Nathan Gianneschi and colleagues have developed a new drug-delivery system that disguises chemotherapeutics as fat in order to penetrate and destroy tumors.

“It’s like a Trojan horse,” said Gianneschi, an SQI faculty member who led the research. “It looks like a nice little fatty acid, so the tumor’s receptors see it and invite it in. Then the drug starts getting metabolized and kills the tumor cells.”nathan-gianneschi-portrait.jpg

The researchers engineered the targeting system by creating a long-chain fatty acid with binding sites on each end, able to attach to drugs.

In the study, the system carried an FDA-approved chemotherapy drug, paclitaxel, into tumors in a small animal model. The drug completely eliminated the tumors in bone, pancreatic and colon cancer.

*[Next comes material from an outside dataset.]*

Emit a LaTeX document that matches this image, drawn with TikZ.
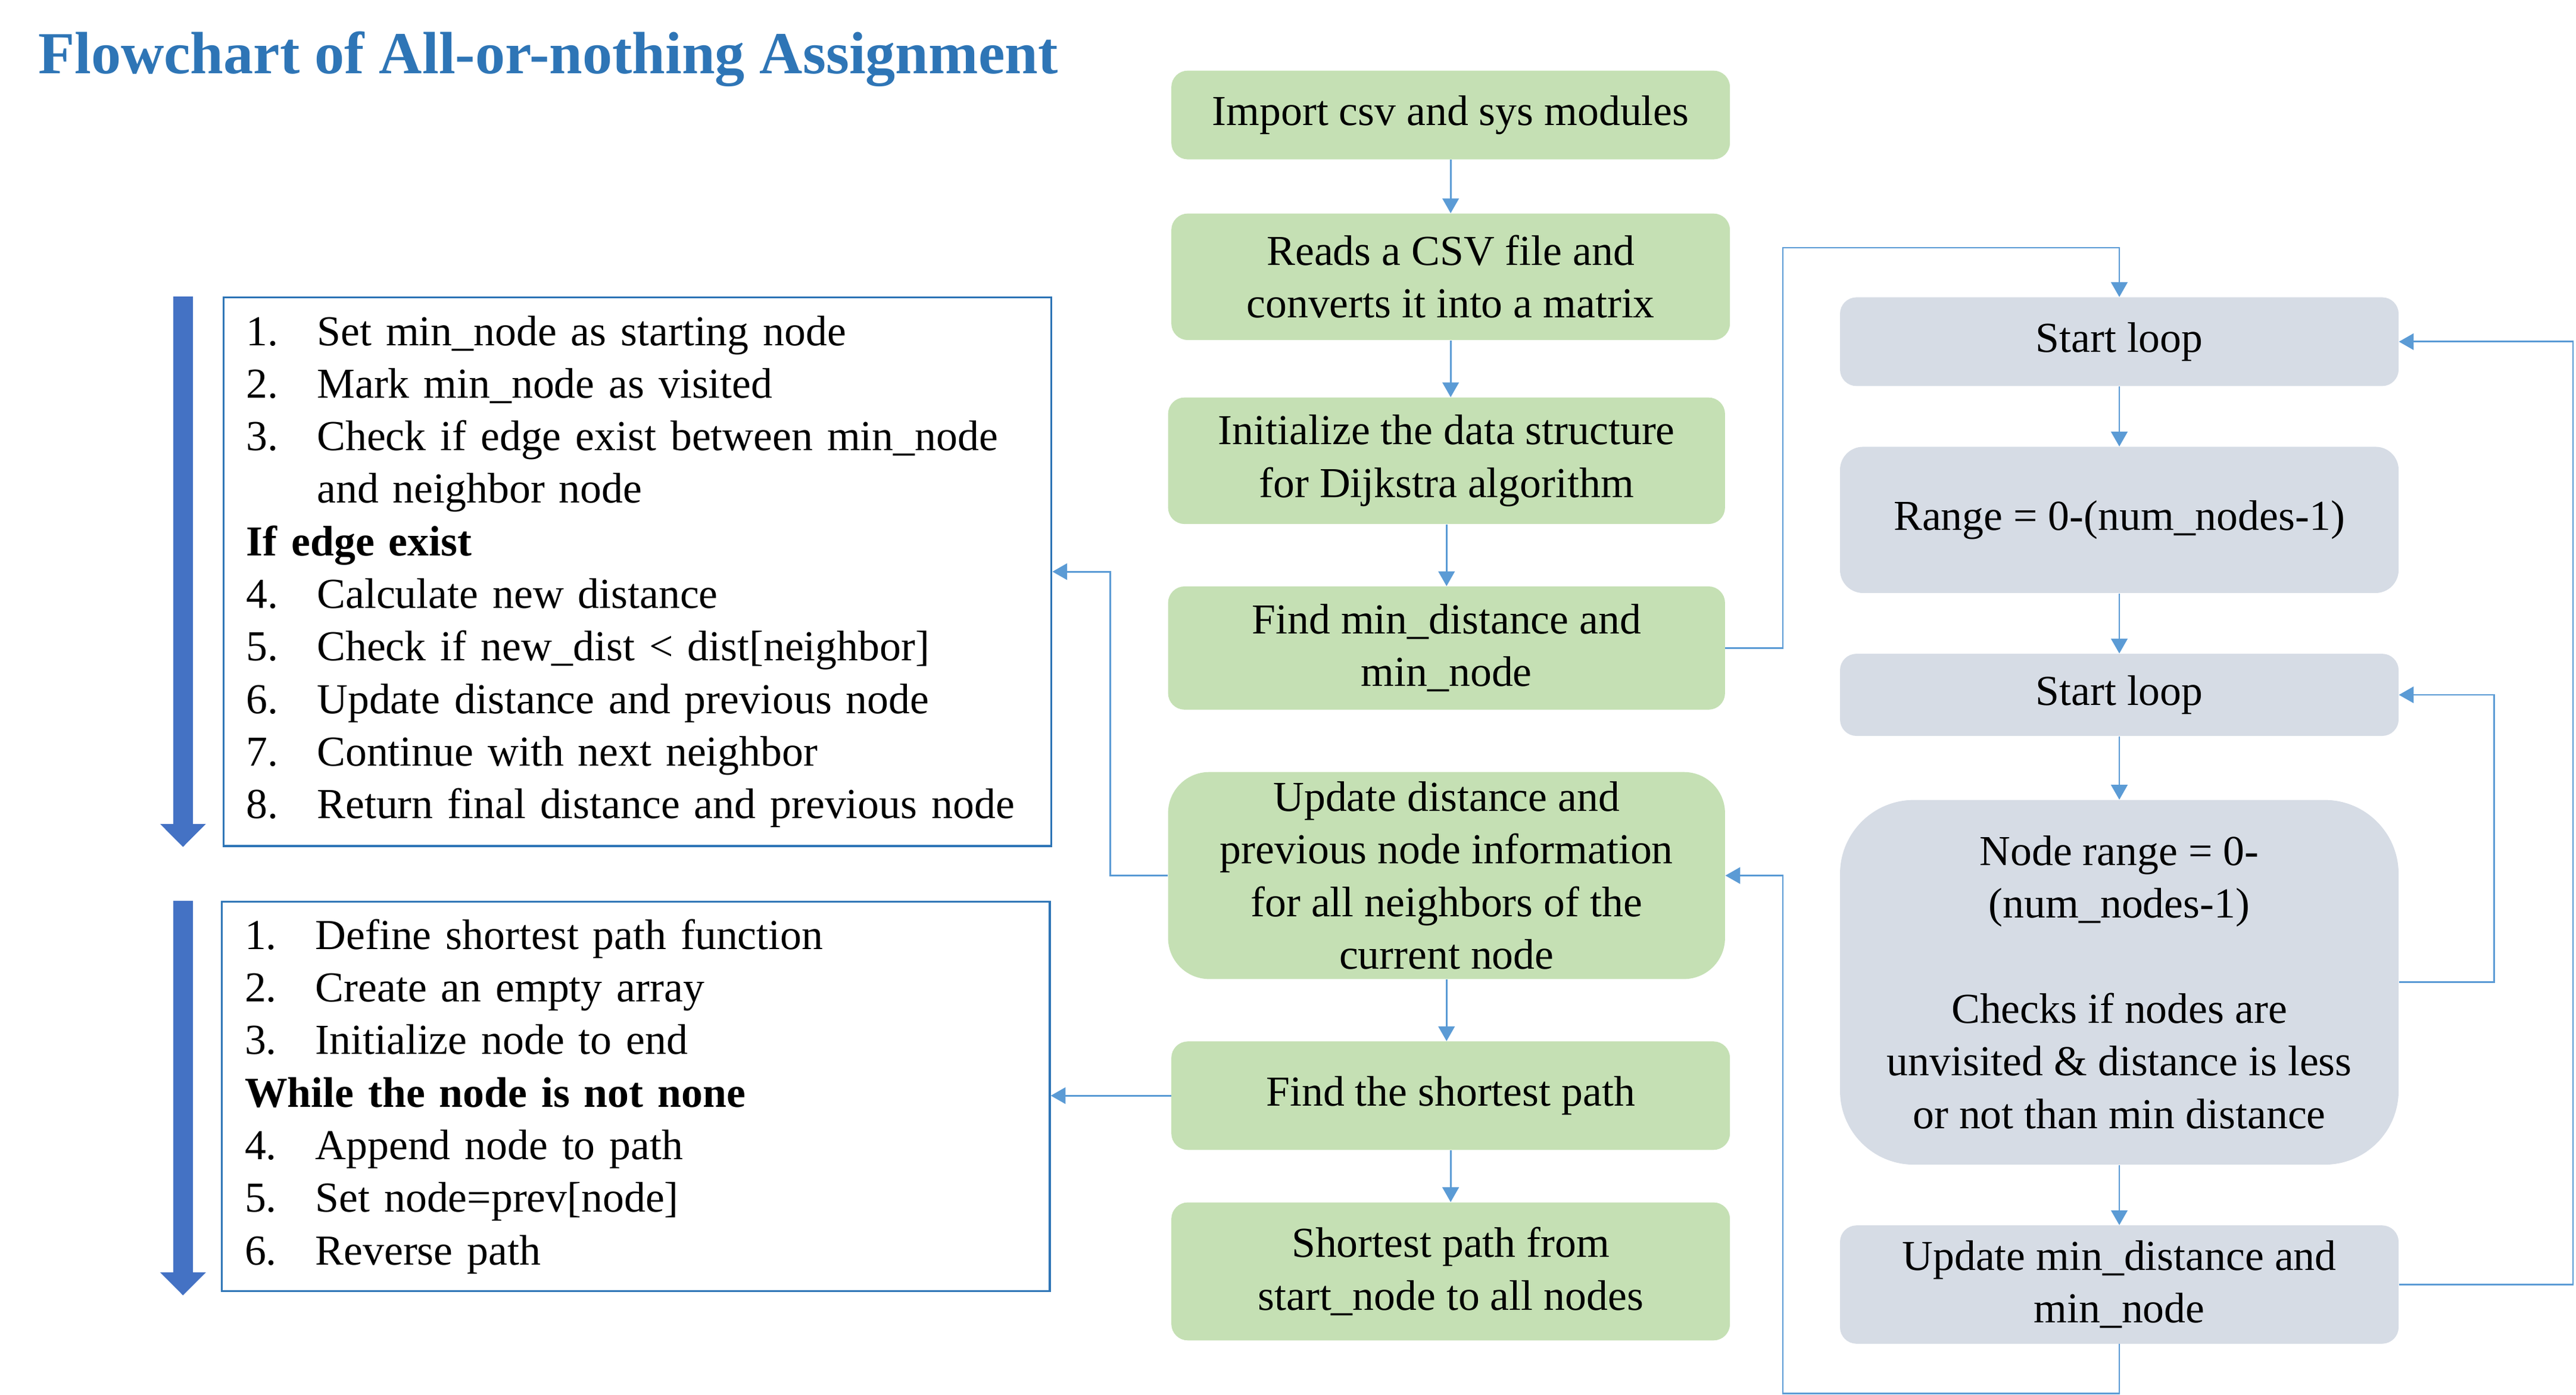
\documentclass[tikz,border=0pt]{standalone}
\usepackage{fontspec}
\setmainfont{Liberation Serif}
\usetikzlibrary{arrows.meta, positioning, calc}
\definecolor{titleblue}{RGB}{46,117,182}
\definecolor{stepgreen}{RGB}{197,224,180}
\definecolor{loopgray}{RGB}{214,220,229}
\definecolor{linkblue}{RGB}{91,155,213}
\definecolor{flowblue}{RGB}{68,114,196}
\newcommand{\stepnum}[1]{\makebox[43pt][l]{#1}}

\begin{document}
\begin{tikzpicture}[x=1pt, y=-1pt,
  txt/.style={font=\fontsize{26}{32}\selectfont},
  title/.style={font=\fontsize{36.3}{40}\selectfont\bfseries, text=titleblue, inner sep=0pt},
  stepbox/.style={txt, fill=stepgreen, rounded corners=#1, minimum width=340pt, align=center, inner sep=2pt},
  stepbox/.default=10pt,
  loopbox/.style={txt, fill=loopgray, rounded corners=#1, minimum width=340pt, align=center, inner sep=2pt},
  loopbox/.default=10pt,
  listbox/.style={txt, draw=titleblue, line width=1.2pt, text width=476pt, inner xsep=14pt, align=left},
  link/.style={draw=linkblue, line width=1pt, -{Triangle[length=9pt,width=10pt]}},
  flowarrow/.style={draw=flowblue, line width=12pt, -{Triangle[length=14pt,width=27pt]}},
]
  \useasboundingbox (0,0) rectangle (1568,849);

  \node[title, anchor=west] (title) at (23,36) {Flowchart of All-or-nothing Assignment};

  % main column
  \node[stepbox, minimum height=54pt] (imp) at (883,70) {Import csv and sys modules};
  \node[stepbox, minimum height=77pt] (csv) at (883,168.5) {Reads a CSV file and\\converts it into a matrix};
  \node[stepbox, minimum width=339pt, minimum height=77pt] (init) at (880.5,280.5) {Initialize the data structure\\for Dijkstra algorithm};
  \node[stepbox, minimum width=339pt, minimum height=75pt] (fmin) at (880.5,394.5) {Find min\_distance and\\min\_node};
  \node[stepbox=25pt, minimum width=339pt, minimum height=126pt] (upd) at (880.5,533) {Update distance and\\previous node information\\for all neighbors of the\\current node};
  \node[stepbox, minimum height=66pt] (fsp) at (883,667) {Find the shortest path};
  \node[stepbox, minimum height=84pt] (res) at (883,774) {Shortest path from\\start\_node to all nodes};

  % loop column
  \node[loopbox, minimum height=54pt] (sl1) at (1290,208) {Start loop};
  \node[loopbox=14pt, minimum height=89pt] (rng) at (1290,316.5) {Range = 0-(num\_nodes-1)};
  \node[loopbox, minimum height=50pt] (sl2) at (1290,423) {Start loop};
  \node[loopbox=45pt, minimum height=222pt] (nrg) at (1290,598) {Node range = 0-\\(num\_nodes-1)\\[32pt]Checks if nodes are\\unvisited \& distance is less\\or not than min distance};
  \node[loopbox, minimum height=72pt] (umd) at (1290,782) {Update min\_distance and\\min\_node};

  % code boxes
  \node[listbox, minimum height=334pt] (dijk) at (388,348) {
    \stepnum{1.}Set min\_node as starting node\\
    \stepnum{2.}Mark min\_node as visited\\
    \stepnum{3.}Check if edge exist between min\_node\\
    \stepnum{}and neighbor node\\
    \textbf{If edge exist}\\
    \stepnum{4.}Calculate new distance\\
    \stepnum{5.}Check if new\_dist < dist[neighbor]\\
    \stepnum{6.}Update distance and previous node\\
    \stepnum{7.}Continue with next neighbor\\
    \stepnum{8.}Return final distance and previous node};
  \node[listbox, minimum height=237pt] (path) at (387,667.5) {
    \stepnum{1.}Define shortest path function\\
    \stepnum{2.}Create an empty array\\
    \stepnum{3.}Initialize node to end\\
    \textbf{While the node is not none}\\
    \stepnum{4.}Append node to path\\
    \stepnum{5.}Set node=prev[node]\\
    \stepnum{6.}Reverse path};

  \draw[flowarrow] ([xshift=-24pt]dijk.north west) -- ([xshift=-24pt]dijk.south west);
  \draw[flowarrow] ([xshift=-23pt]path.north west) -- ([xshift=-23pt,yshift=-2pt]path.south west);

  \foreach \a/\b in {imp/csv, csv/init, init/fmin, upd/fsp, fsp/res, sl1/rng, rng/sl2, sl2/nrg, nrg/umd}
    \draw[link] (\a.south) -- (\a.south |- \b.north);

  \draw[link] (fmin.east) -- ([xshift=35pt]fmin.east) |- ([yshift=30pt]sl1.north) -- (sl1.north);
  \draw[link] (umd.east) -- ++(106,0) |- (sl1.east);
  \draw[link] (nrg.east) -- ++(58,0) |- (sl2.east);
  \draw[link] (umd.south) -- ([yshift=-30pt]umd.south) -| ([xshift=35pt]upd.east) -- (upd.east);
  \draw[link] (upd.west) -- ++(-35,0) |- (dijk.east);
  \draw[link] (fsp.west) -- (fsp.west -| path.east);
\end{tikzpicture}
\end{document}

Gianneschi and coauthors also found they were able to deliver 20 times the dose of paclitaxel with their system compared to two other paclitaxel-based drugs. Even with the higher quantity, the drug in the new system was 17 times safer.

“Commonly used small-molecule drugs get into tumors — and other cells,” Gianneschi said in a Northwestern University press release. “They are toxic to tumors but also to humans. Hence, in general, these drugs have horrible side effects. Our goal is to increase the amount that gets into a tumor versus into other cells and tissues. That allows us to dose at much higher quantities without side effects, which kills the tumors faster.”